> _DIRECTIVE_
State the number of lines that contain the word "this", and add nothing else.

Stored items
• • •
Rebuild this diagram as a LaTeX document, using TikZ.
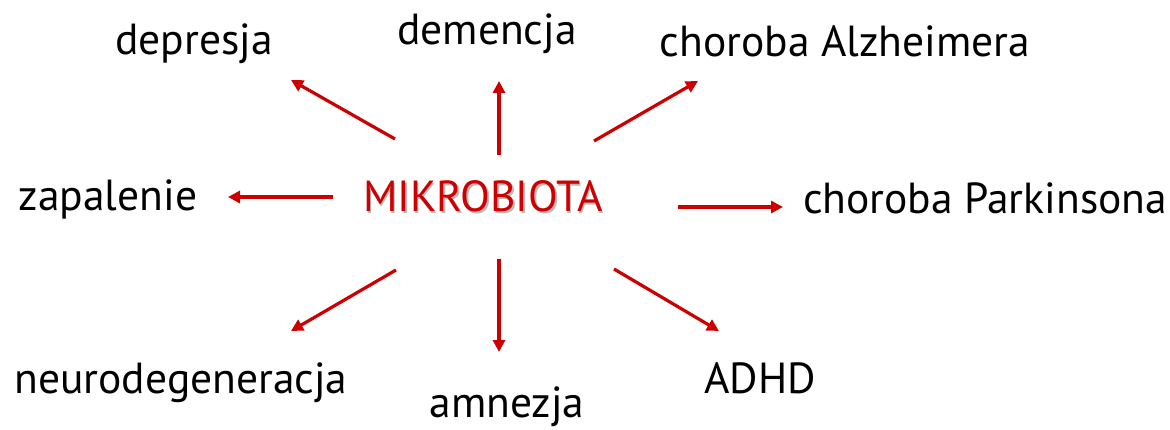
\documentclass[tikz,border=0pt]{standalone}
\usepackage{fontspec}
\setmainfont{PT Sans}
\usepackage{tikz}
\usetikzlibrary{arrows.meta,positioning}
\definecolor{mikrored}{RGB}{204,0,0}
\definecolor{shadowgray}{RGB}{185,185,185}

\begin{document}
\begin{tikzpicture}[x=1pt,y=-1pt]
  \tikzstyle{term}=[inner sep=0pt,anchor=base,font=\fontsize{43.5}{52}\selectfont]
  \tikzstyle{arr}=[draw=mikrored,line width=3.2pt,-{Triangle[length=12pt,width=12pt]}]
  \useasboundingbox (0,0) rectangle (1170,430);
  % hub
  \node[term,text=mikrored] (mikro) at (483,212)
    {{\color{shadowgray}\rlap{\kern1.5pt\raisebox{-1.5pt}{MIKROBIOTA}}}MIKROBIOTA};
  % outcomes
  \node[term] (depresja) at (194,55) {depresja};
  \node[term] (demencja) at (487,45) {demencja};
  \node[term] (alzheimer) at (845,57) {choroba Alzheimera};
  \node[term] (zapalenie) at (108,211) {zapalenie};
  \node[term] (parkinson) at (985,214) {choroba Parkinsona};
  \node[term] (neurodeg) at (181,393) {neurodegeneracja};
  \node[term] (amnezja) at (507,417) {amnezja};
  \node[term] (adhd) at (760,393) {ADHD};
  % arrow ends
  \coordinate (dep-s) at (395,139);  \coordinate (dep-e) at (291,80);
  \coordinate (dem-s) at (499,155);  \coordinate (dem-e) at (499,81);
  \coordinate (alz-s) at (594,141);  \coordinate (alz-e) at (698,81);
  \coordinate (zap-s) at (333,197);  \coordinate (zap-e) at (228,197);
  \coordinate (par-s) at (678,207);  \coordinate (par-e) at (783,207);
  \coordinate (neu-s) at (396,270);  \coordinate (neu-e) at (291,331);
  \coordinate (amn-s) at (499,259);  \coordinate (amn-e) at (499,352);
  \coordinate (adh-s) at (614,269);  \coordinate (adh-e) at (719,331);
  \foreach \a in {dep,dem,alz,zap,par,neu,amn,adh}
    \draw[arr] (\a-s) -- (\a-e);
\end{tikzpicture}
\end{document}
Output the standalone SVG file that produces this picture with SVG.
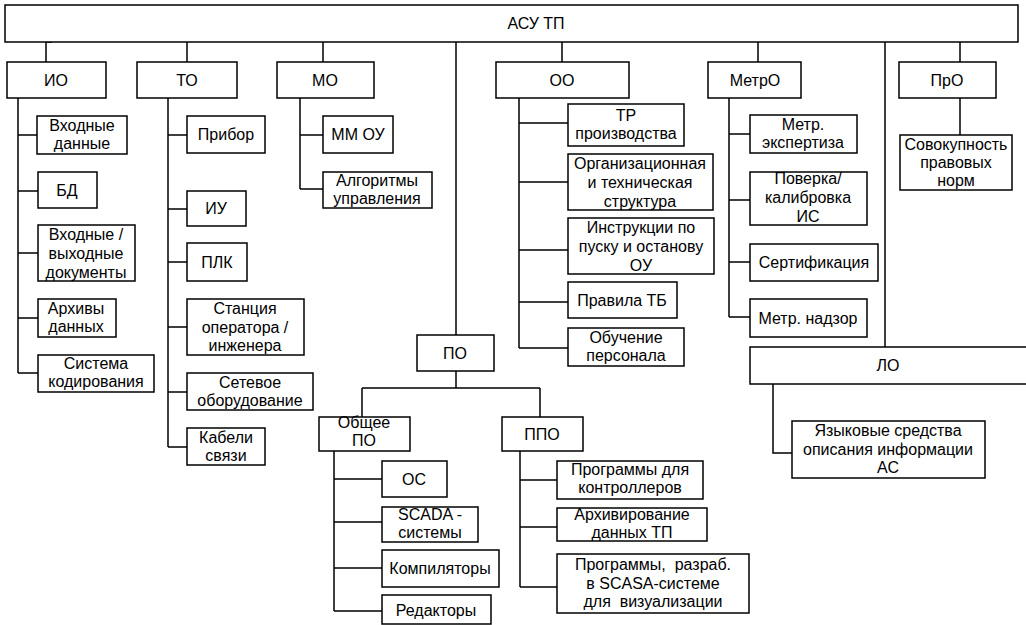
<svg xmlns="http://www.w3.org/2000/svg" width="1026" height="625" viewBox="0 0 1026 625">
<style>
.b{fill:#fff;stroke:#000;stroke-width:1.5}
.c{fill:none;stroke:#000;stroke-width:1.5}
text{font-family:"Liberation Sans",Arial,sans-serif;font-size:16px;text-anchor:middle;fill:#000}
</style>
<rect width="1026" height="625" fill="#fff"/>
<g id="connectors">
<path class="c" d="M46 42V62M46 42H52M187 42V62M323 42V62M562 42V62M758 42V62M960 42V62M456 42V335M885 42V347"/>
<path class="c" d="M18 98V373M18 135H37M18 191H38M18 253H38M18 318H38M18 373H38"/>
<path class="c" d="M168 98V447M168 135H187M168 209H187M168 262H187M168 327H187M168 392H187M168 447H187"/>
<path class="c" d="M300 98V189M300 135H323M300 189H323"/>
<path class="c" d="M519 98V348M519 123H568M519 182H568M519 250H568M519 302H568M519 348H568"/>
<path class="c" d="M729 98V317M729 134H750M729 200H750M729 262H750M729 317H750"/>
<path class="c" d="M960 98V135"/>
<path class="c" d="M773 384V453H792"/>
<path class="c" d="M456 371V388M362 388H540M362 388V417M540 388V417"/>
<path class="c" d="M334 451V611M334 479H382M334 522H382M334 568H382M334 611H382"/>
<path class="c" d="M520 451V587M520 480H557M520 527H557M520 587H557"/>
</g>
<g id="n-root"><rect class="b" x="5" y="5" width="1013" height="37"/><text x="536" y="29">АСУ ТП</text></g>
<g id="n-io"><rect class="b" x="7" y="62" width="99" height="36"/><text x="56" y="86">ИО</text></g>
<g id="n-to"><rect class="b" x="137" y="62" width="100" height="36"/><text x="187" y="86">ТО</text></g>
<g id="n-mo"><rect class="b" x="277" y="62" width="97" height="36"/><text x="325" y="86">МО</text></g>
<g id="n-oo"><rect class="b" x="496" y="62" width="133" height="36"/><text x="562" y="86">ОО</text></g>
<g id="n-metro"><rect class="b" x="708" y="62" width="93" height="36"/><text x="755" y="86">МетрО</text></g>
<g id="n-pro"><rect class="b" x="899" y="62" width="97" height="36"/><text x="947" y="86">ПрО</text></g>

<g id="n-io1"><rect class="b" x="37" y="116" width="90" height="38"/><text x="82" y="131">Входные</text><text x="82" y="149">данные</text></g>
<g id="n-io2"><rect class="b" x="38" y="172" width="59" height="36"/><text x="67" y="196">БД</text></g>
<g id="n-io3"><rect class="b" x="38" y="225" width="97" height="56"/><text x="86" y="240">Входные /</text><text x="86" y="259">выходные</text><text x="86" y="278">документы</text></g>
<g id="n-io4"><rect class="b" x="38" y="299" width="78" height="38"/><text x="76" y="314">Архивы</text><text x="76" y="332">данных</text></g>
<g id="n-io5"><rect class="b" x="38" y="355" width="116" height="37"/><text x="96" y="369">Система</text><text x="96" y="387">кодирования</text></g>

<g id="n-to1"><rect class="b" x="187" y="116" width="78" height="37"/><text x="226" y="140">Прибор</text></g>
<g id="n-to2"><rect class="b" x="187" y="191" width="59" height="35"/><text x="216" y="214">ИУ</text></g>
<g id="n-to3"><rect class="b" x="187" y="243" width="60" height="38"/><text x="217" y="268">ПЛК</text></g>
<g id="n-to4"><rect class="b" x="187" y="299" width="117" height="56"/><text x="245" y="314">Станция</text><text x="245" y="333">оператора /</text><text x="245" y="351">инженера</text></g>
<g id="n-to5"><rect class="b" x="187" y="373" width="126" height="37"/><text x="250" y="388">Сетевое</text><text x="250" y="406">оборудование</text></g>
<g id="n-to6"><rect class="b" x="187" y="428" width="78" height="37"/><text x="226" y="443">Кабели</text><text x="226" y="461">связи</text></g>

<g id="n-mo1"><rect class="b" x="323" y="116" width="70" height="37"/><text x="358" y="140">ММ ОУ</text></g>
<g id="n-mo2"><rect class="b" x="323" y="172" width="109" height="36"/><text x="377" y="186">Алгоритмы</text><text x="377" y="204">управления</text></g>

<g id="n-oo1"><rect class="b" x="568" y="104" width="116" height="42"/><text x="626" y="121">ТР</text><text x="626" y="139">производства</text></g>
<g id="n-oo2"><rect class="b" x="568" y="154" width="145" height="56"/><text x="640" y="169">Организационная</text><text x="640" y="188">и техническая</text><text x="640" y="207">структура</text></g>
<g id="n-oo3"><rect class="b" x="568" y="218" width="146" height="56"/><text x="641" y="233">Инструкции по</text><text x="641" y="252">пуску и останову</text><text x="641" y="271">ОУ</text></g>
<g id="n-oo4"><rect class="b" x="568" y="282" width="109" height="36"/><text x="622" y="306">Правила ТБ</text></g>
<g id="n-oo5"><rect class="b" x="568" y="328" width="116" height="38"/><text x="626" y="343">Обучение</text><text x="626" y="361">персонала</text></g>

<g id="n-m1"><rect class="b" x="750" y="115" width="107" height="38"/><text x="803" y="130">Метр.</text><text x="803" y="148">экспертиза</text></g>
<g id="n-m2"><rect class="b" x="750" y="172" width="117" height="53"/><text x="808" y="184">Поверка/</text><text x="808" y="203">калибровка</text><text x="808" y="222">ИС</text></g>
<g id="n-m3"><rect class="b" x="750" y="244" width="128" height="37"/><text x="814" y="268">Сертификация</text></g>
<g id="n-m4"><rect class="b" x="750" y="299" width="117" height="38"/><text x="808" y="324">Метр. надзор</text></g>

<g id="n-pr1"><rect class="b" x="900" y="135" width="112" height="55"/><text x="956" y="150">Совокупность</text><text x="956" y="168">правовых</text><text x="956" y="186">норм</text></g>

<g id="n-lo"><rect class="b" x="750" y="347" width="290" height="37"/><text x="888" y="371">ЛО</text></g>
<g id="n-lo1"><rect class="b" x="792" y="421" width="193" height="57"/><text x="888" y="436">Языковые средства</text><text x="888" y="455">описания информации</text><text x="888" y="473">АС</text></g>

<g id="n-po"><rect class="b" x="417" y="335" width="77" height="36"/><text x="455" y="359">ПО</text></g>
<g id="n-po1"><rect class="b" x="319" y="417" width="91" height="34"/><text x="364" y="428">Общее</text><text x="364" y="446">ПО</text></g>
<g id="n-po2"><rect class="b" x="502" y="417" width="81" height="34"/><text x="542" y="440">ППО</text></g>

<g id="n-g1"><rect class="b" x="382" y="461" width="65" height="36"/><text x="414" y="485">ОС</text></g>
<g id="n-g2"><rect class="b" x="382" y="507" width="96" height="35"/><text x="430" y="520">SCADA -</text><text x="430" y="538">системы</text></g>
<g id="n-g3"><rect class="b" x="382" y="550" width="117" height="37"/><text x="440" y="574">Компиляторы</text></g>
<g id="n-g4"><rect class="b" x="382" y="595" width="109" height="29"/><text x="436" y="616">Редакторы</text></g>

<g id="n-p1"><rect class="b" x="557" y="461" width="146" height="38"/><text x="630" y="475">Программы для</text><text x="630" y="493">контроллеров</text></g>
<g id="n-p2"><rect class="b" x="557" y="508" width="150" height="33"/><text x="632" y="520">Архивирование</text><text x="632" y="538">данных ТП</text></g>
<g id="n-p3"><rect class="b" x="557" y="554" width="192" height="59"/><text x="653" y="570" xml:space="preserve">Программы,  разраб.</text><text x="653" y="589">в SCASA-системе</text><text x="653" y="607" xml:space="preserve">для  визуализации</text></g>
</svg>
• • •
> _THE RESPONSE_
2